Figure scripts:
┄┄┄┄┄┄┄┄┄┄┄┄┄┄┄┄┄┄┄┄

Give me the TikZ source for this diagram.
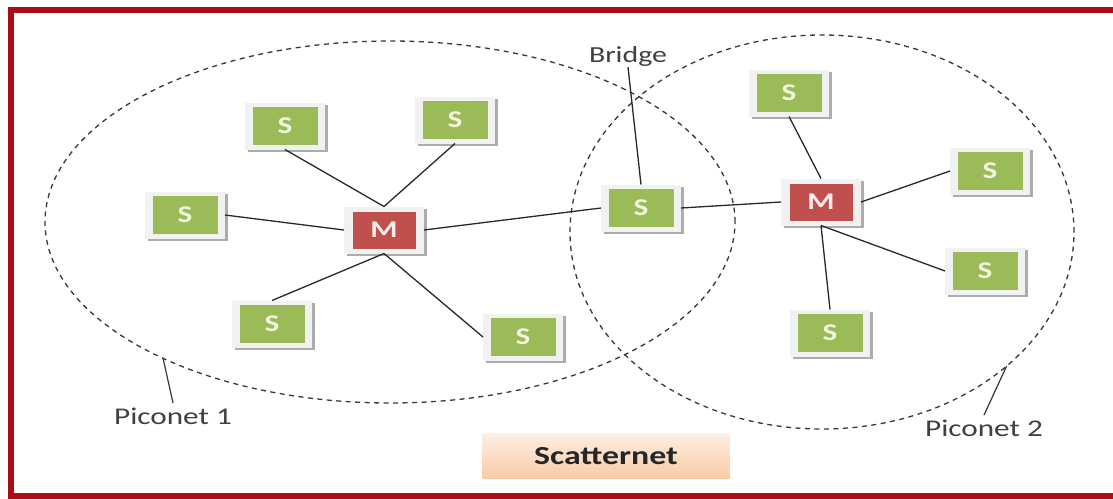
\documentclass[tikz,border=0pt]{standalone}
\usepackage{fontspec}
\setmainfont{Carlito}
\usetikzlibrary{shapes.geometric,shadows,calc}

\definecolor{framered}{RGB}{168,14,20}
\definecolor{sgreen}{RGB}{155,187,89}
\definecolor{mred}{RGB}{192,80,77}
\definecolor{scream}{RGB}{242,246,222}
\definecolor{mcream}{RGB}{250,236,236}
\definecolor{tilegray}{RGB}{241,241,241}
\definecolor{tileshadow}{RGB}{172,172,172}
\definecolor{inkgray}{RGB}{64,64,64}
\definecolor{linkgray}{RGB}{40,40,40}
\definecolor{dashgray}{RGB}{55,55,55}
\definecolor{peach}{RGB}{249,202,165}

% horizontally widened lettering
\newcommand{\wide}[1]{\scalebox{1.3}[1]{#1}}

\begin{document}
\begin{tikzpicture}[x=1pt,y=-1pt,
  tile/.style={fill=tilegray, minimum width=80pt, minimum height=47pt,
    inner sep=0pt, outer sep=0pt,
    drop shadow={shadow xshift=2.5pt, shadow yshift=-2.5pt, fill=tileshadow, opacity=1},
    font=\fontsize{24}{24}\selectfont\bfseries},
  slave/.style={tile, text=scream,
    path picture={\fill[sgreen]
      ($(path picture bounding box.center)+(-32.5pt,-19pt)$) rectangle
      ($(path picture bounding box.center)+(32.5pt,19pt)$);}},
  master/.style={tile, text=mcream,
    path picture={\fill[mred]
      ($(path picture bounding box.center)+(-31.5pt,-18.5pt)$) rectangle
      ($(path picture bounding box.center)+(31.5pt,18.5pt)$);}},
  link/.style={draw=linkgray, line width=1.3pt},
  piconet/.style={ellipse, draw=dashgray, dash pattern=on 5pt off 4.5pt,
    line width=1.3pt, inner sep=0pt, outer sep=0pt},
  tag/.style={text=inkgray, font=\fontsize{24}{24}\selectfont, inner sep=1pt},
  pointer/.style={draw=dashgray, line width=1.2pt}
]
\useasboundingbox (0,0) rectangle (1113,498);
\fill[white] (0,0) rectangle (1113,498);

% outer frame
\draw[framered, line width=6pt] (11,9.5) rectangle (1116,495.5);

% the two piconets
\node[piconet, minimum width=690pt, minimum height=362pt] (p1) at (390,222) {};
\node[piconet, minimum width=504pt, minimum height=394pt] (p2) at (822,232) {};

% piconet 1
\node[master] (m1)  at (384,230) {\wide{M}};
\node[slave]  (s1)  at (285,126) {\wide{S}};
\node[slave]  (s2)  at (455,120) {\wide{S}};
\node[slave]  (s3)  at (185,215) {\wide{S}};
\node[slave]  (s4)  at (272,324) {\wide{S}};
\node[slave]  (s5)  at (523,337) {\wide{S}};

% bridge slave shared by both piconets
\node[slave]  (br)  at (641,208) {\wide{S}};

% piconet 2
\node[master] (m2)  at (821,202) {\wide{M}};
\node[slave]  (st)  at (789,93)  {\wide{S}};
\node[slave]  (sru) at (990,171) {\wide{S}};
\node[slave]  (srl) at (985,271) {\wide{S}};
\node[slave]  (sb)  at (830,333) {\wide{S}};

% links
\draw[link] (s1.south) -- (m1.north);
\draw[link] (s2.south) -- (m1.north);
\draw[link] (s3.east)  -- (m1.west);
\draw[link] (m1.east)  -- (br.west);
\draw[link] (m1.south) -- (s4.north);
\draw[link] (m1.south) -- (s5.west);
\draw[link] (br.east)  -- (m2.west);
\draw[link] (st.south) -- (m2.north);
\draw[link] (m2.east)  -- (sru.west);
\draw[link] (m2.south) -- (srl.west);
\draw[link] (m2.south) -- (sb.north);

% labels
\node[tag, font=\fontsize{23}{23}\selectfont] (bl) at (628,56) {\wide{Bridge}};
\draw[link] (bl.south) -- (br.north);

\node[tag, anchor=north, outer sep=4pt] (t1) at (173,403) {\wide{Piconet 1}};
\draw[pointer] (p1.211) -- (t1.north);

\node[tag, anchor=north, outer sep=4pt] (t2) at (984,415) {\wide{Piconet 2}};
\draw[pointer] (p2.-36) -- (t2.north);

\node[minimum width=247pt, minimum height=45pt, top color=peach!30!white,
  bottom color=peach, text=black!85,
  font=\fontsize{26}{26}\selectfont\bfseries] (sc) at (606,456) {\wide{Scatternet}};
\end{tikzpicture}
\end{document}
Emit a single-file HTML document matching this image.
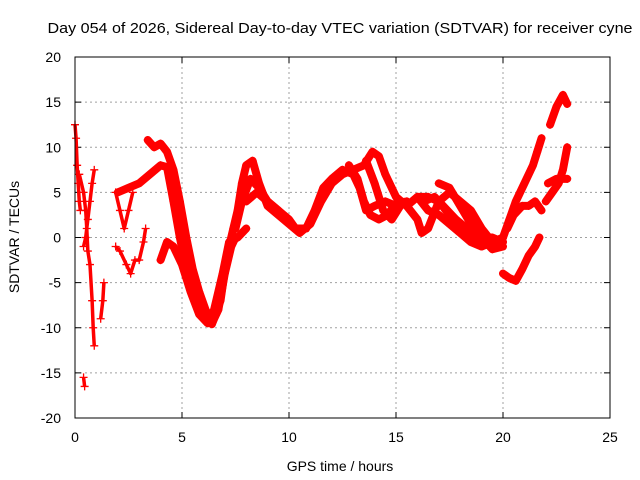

┄┄┄┄┄┄┄┄┄┄┄┄┄┄┄┄┄┄┄┄

Set down the records in full and exactly. Do not carry over any image.

TASK RESPONSE →
Give me the TikZ source for this diagram.
\documentclass[tikz,border=0pt]{standalone}
\usepackage{fontspec}
\setmainfont{Carlito}
\usetikzlibrary{shapes.geometric,shadows,calc}

\definecolor{framered}{RGB}{168,14,20}
\definecolor{sgreen}{RGB}{155,187,89}
\definecolor{mred}{RGB}{192,80,77}
\definecolor{scream}{RGB}{242,246,222}
\definecolor{mcream}{RGB}{250,236,236}
\definecolor{tilegray}{RGB}{241,241,241}
\definecolor{tileshadow}{RGB}{172,172,172}
\definecolor{inkgray}{RGB}{64,64,64}
\definecolor{linkgray}{RGB}{40,40,40}
\definecolor{dashgray}{RGB}{55,55,55}
\definecolor{peach}{RGB}{249,202,165}

% horizontally widened lettering
\newcommand{\wide}[1]{\scalebox{1.3}[1]{#1}}

\begin{document}
\begin{tikzpicture}[x=1pt,y=-1pt,
  tile/.style={fill=tilegray, minimum width=80pt, minimum height=47pt,
    inner sep=0pt, outer sep=0pt,
    drop shadow={shadow xshift=2.5pt, shadow yshift=-2.5pt, fill=tileshadow, opacity=1},
    font=\fontsize{24}{24}\selectfont\bfseries},
  slave/.style={tile, text=scream,
    path picture={\fill[sgreen]
      ($(path picture bounding box.center)+(-32.5pt,-19pt)$) rectangle
      ($(path picture bounding box.center)+(32.5pt,19pt)$);}},
  master/.style={tile, text=mcream,
    path picture={\fill[mred]
      ($(path picture bounding box.center)+(-31.5pt,-18.5pt)$) rectangle
      ($(path picture bounding box.center)+(31.5pt,18.5pt)$);}},
  link/.style={draw=linkgray, line width=1.3pt},
  piconet/.style={ellipse, draw=dashgray, dash pattern=on 5pt off 4.5pt,
    line width=1.3pt, inner sep=0pt, outer sep=0pt},
  tag/.style={text=inkgray, font=\fontsize{24}{24}\selectfont, inner sep=1pt},
  pointer/.style={draw=dashgray, line width=1.2pt}
]
\useasboundingbox (0,0) rectangle (1113,498);
\fill[white] (0,0) rectangle (1113,498);

% outer frame
\draw[framered, line width=6pt] (11,9.5) rectangle (1116,495.5);

% the two piconets
\node[piconet, minimum width=690pt, minimum height=362pt] (p1) at (390,222) {};
\node[piconet, minimum width=504pt, minimum height=394pt] (p2) at (822,232) {};

% piconet 1
\node[master] (m1)  at (384,230) {\wide{M}};
\node[slave]  (s1)  at (285,126) {\wide{S}};
\node[slave]  (s2)  at (455,120) {\wide{S}};
\node[slave]  (s3)  at (185,215) {\wide{S}};
\node[slave]  (s4)  at (272,324) {\wide{S}};
\node[slave]  (s5)  at (523,337) {\wide{S}};

% bridge slave shared by both piconets
\node[slave]  (br)  at (641,208) {\wide{S}};

% piconet 2
\node[master] (m2)  at (821,202) {\wide{M}};
\node[slave]  (st)  at (789,93)  {\wide{S}};
\node[slave]  (sru) at (990,171) {\wide{S}};
\node[slave]  (srl) at (985,271) {\wide{S}};
\node[slave]  (sb)  at (830,333) {\wide{S}};

% links
\draw[link] (s1.south) -- (m1.north);
\draw[link] (s2.south) -- (m1.north);
\draw[link] (s3.east)  -- (m1.west);
\draw[link] (m1.east)  -- (br.west);
\draw[link] (m1.south) -- (s4.north);
\draw[link] (m1.south) -- (s5.west);
\draw[link] (br.east)  -- (m2.west);
\draw[link] (st.south) -- (m2.north);
\draw[link] (m2.east)  -- (sru.west);
\draw[link] (m2.south) -- (srl.west);
\draw[link] (m2.south) -- (sb.north);

% labels
\node[tag, font=\fontsize{23}{23}\selectfont] (bl) at (628,56) {\wide{Bridge}};
\draw[link] (bl.south) -- (br.north);

\node[tag, anchor=north, outer sep=4pt] (t1) at (173,403) {\wide{Piconet 1}};
\draw[pointer] (p1.211) -- (t1.north);

\node[tag, anchor=north, outer sep=4pt] (t2) at (984,415) {\wide{Piconet 2}};
\draw[pointer] (p2.-36) -- (t2.north);

\node[minimum width=247pt, minimum height=45pt, top color=peach!30!white,
  bottom color=peach, text=black!85,
  font=\fontsize{26}{26}\selectfont\bfseries] (sc) at (606,456) {\wide{Scatternet}};
\end{tikzpicture}
\end{document}
Emit a single-file HTML document matching this image.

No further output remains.